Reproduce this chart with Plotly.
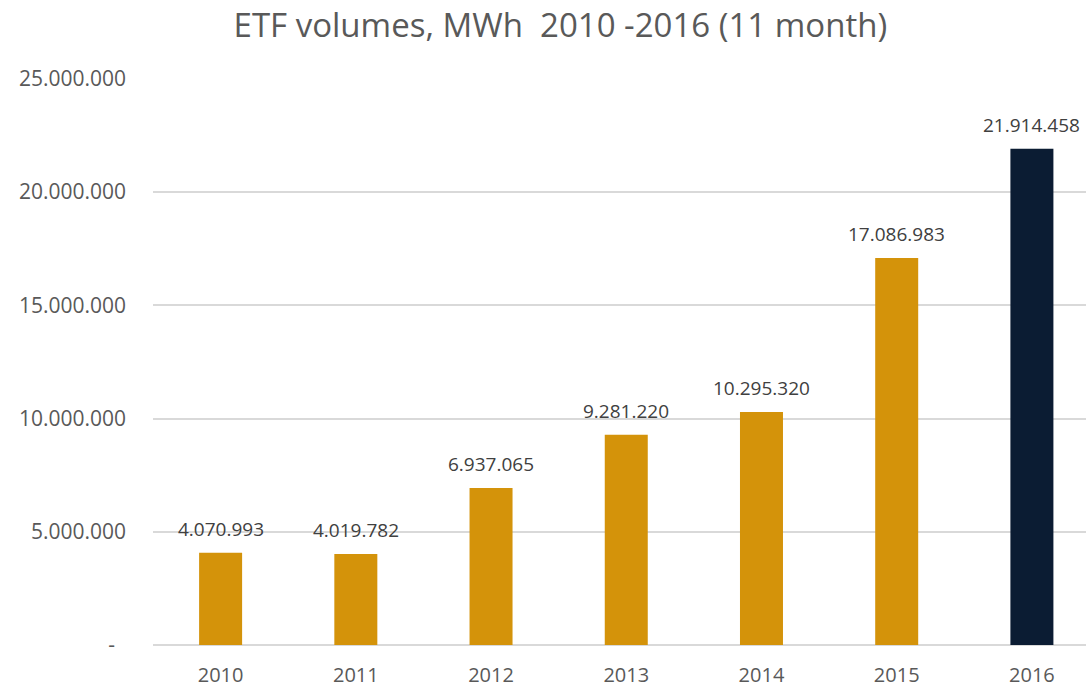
import plotly.graph_objects as go

years = ["2010", "2011", "2012", "2013", "2014", "2015", "2016"]
volumes = [4070993, 4019782, 6937065, 9281220, 10295320, 17086983, 21914458]
bar_colors = ["#D4930A"] * 6 + ["#0B1C33"]
tick_vals = [0, 5000000, 10000000, 15000000, 20000000, 25000000]
tick_text = ["-\u00a0\u00a0", "5.000.000", "10.000.000", "15.000.000", "20.000.000", "25.000.000"]


def fmt(v):
    return f"{v:,}".replace(",", ".")


labels = [fmt(v) for v in volumes]

fig = go.Figure(
    go.Bar(
        x=years,
        y=volumes,
        marker=dict(color=bar_colors, line=dict(width=0)),
        width=0.318,
        hoverinfo="x+y",
    )
)

# category axis: annotation x uses the category serial index
for i, (v, lab) in enumerate(zip(volumes, labels)):
    fig.add_annotation(
        x=i, y=v, xref="x", yref="y", text=lab, showarrow=False,
        yanchor="middle", yshift=24,
        font=dict(family="Open Sans", size=19, color="#404040"),
    )

fig.update_layout(
    width=1086,
    height=688,
    margin=dict(l=153, r=0, t=78, b=43),
    paper_bgcolor="white",
    plot_bgcolor="white",
    title=dict(
        text="ETF volumes, MWh  2010 -2016 (11 month)",
        x=0.516,
        xanchor="center",
        y=0.9637,
        yanchor="middle",
        font=dict(family="Open Sans", size=33, color="#595959"),
    ),
    showlegend=False,
    xaxis=dict(
        type="category",
        range=[-0.5, 6.4],
        showgrid=False,
        showline=False,
        ticks="",
        ticklabelstandoff=16,
        tickfont=dict(family="Open Sans", size=20, color="#595959"),
    ),
    yaxis=dict(
        range=[0, 25040000],
        tickvals=tick_vals,
        ticktext=tick_text,
        showgrid=True,
        gridcolor="#D9D9D9",
        gridwidth=1.5,
        zeroline=True,
        zerolinecolor="#D9D9D9",
        zerolinewidth=1.5,
        showline=False,
        ticklabelstandoff=26,
        tickfont=dict(family="Open Sans", size=21, color="#595959"),
    ),
)

fig.write_html(
    "out.html",
    config={"displayModeBar": False},
    post_script="document.body.style.margin='0';",
)
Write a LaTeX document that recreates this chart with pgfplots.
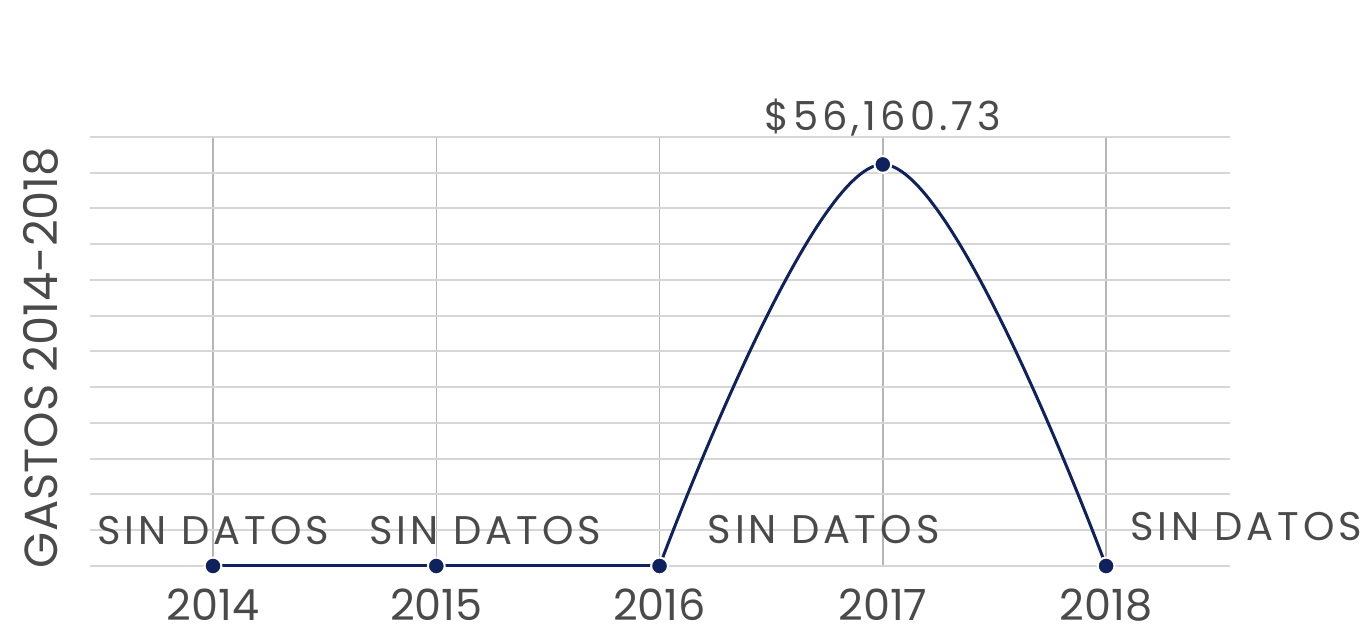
\documentclass[border=0pt]{standalone}
\usepackage{pgfplots}
\pgfplotsset{compat=1.18}
\usepackage{pgfplotstable}
\usepackage{fontspec}
\setmainfont{Poppins}
\newfontfamily\spaced[LetterSpace=10]{Poppins}
\definecolor{navy}{RGB}{16,34,94}
\definecolor{txt}{RGB}{74,74,74}
\definecolor{gridc}{RGB}{214,214,214}
\pgfplotstableread[col sep=semicolon]{
x;y;dx;dy;lab
2014;0;0;17.5;SIN DATOS
2015;0;24.5;17.5;SIN DATOS
2016;0;82;18;SIN DATOS
2017;56160.73;0;23.5;\$56,160.73
2018;0;70;19.5;SIN DATOS
}\datatable
\begin{document}
\begin{tikzpicture}
\useasboundingbox (-45pt,-30pt) rectangle (638.5pt,283pt);
\begin{axis}[
  at={(0,0)}, anchor=south west,
  scale only axis, width=570pt, height=214.5pt,
  xmin=2013.449, xmax=2018.555,
  ymin=0, ymax=60000,
  xtick={2014,2015,2016,2017,2018},
  xticklabels={2014,2015,2016,2017,2018},
  ytick={0,5000,...,60000},
  yticklabels={},
  scaled y ticks=false,
  major tick length=0pt,
  axis line style={draw=none},
  xmajorgrids, ymajorgrids,
  x grid style={draw=gridc!85!black, line width=0.7pt},
  y grid style={draw=gridc, line width=1pt},
  xticklabel style={font=\fontsize{21.5}{26}\selectfont, text=txt, inner sep=0pt, yshift=-11pt},
  ylabel={GASTOS 2014-2018},
  ylabel style={at={(axis description cs:-0.043,0.486)}, anchor=center, font=\fontsize{23.2}{28}\selectfont, text=txt},
  clip=false,
]
\addplot[navy, line width=1.5pt, mark=none] table[x=x,y=y] {
x y
2014 0
2015 0
2016 0
};
\addplot[navy, line width=1.5pt, mark=none, smooth, tension=0.6] table[x=x,y=y] {
x y
2016 0
2017 56160.73
2018 0
};
\addplot[only marks, mark=*, mark size=4.2pt, mark options={fill=navy, draw=white, line width=1pt},
  nodes near coords, point meta=explicit symbolic,
  visualization depends on={\thisrow{dx}\as\dx},
  visualization depends on={\thisrow{dy}\as\dy},
  nodes near coords style={anchor=center, xshift=\dx pt, yshift=\dy pt, text=txt, font=\spaced\fontsize{20}{24}\selectfont, inner sep=0pt}
] table[x=x,y=y,meta=lab] {\datatable};
\end{axis}
\end{tikzpicture}
\end{document}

Work to be completed: Counting only lines of the data above that hold "chart", report the total and nothing else.

Result: 2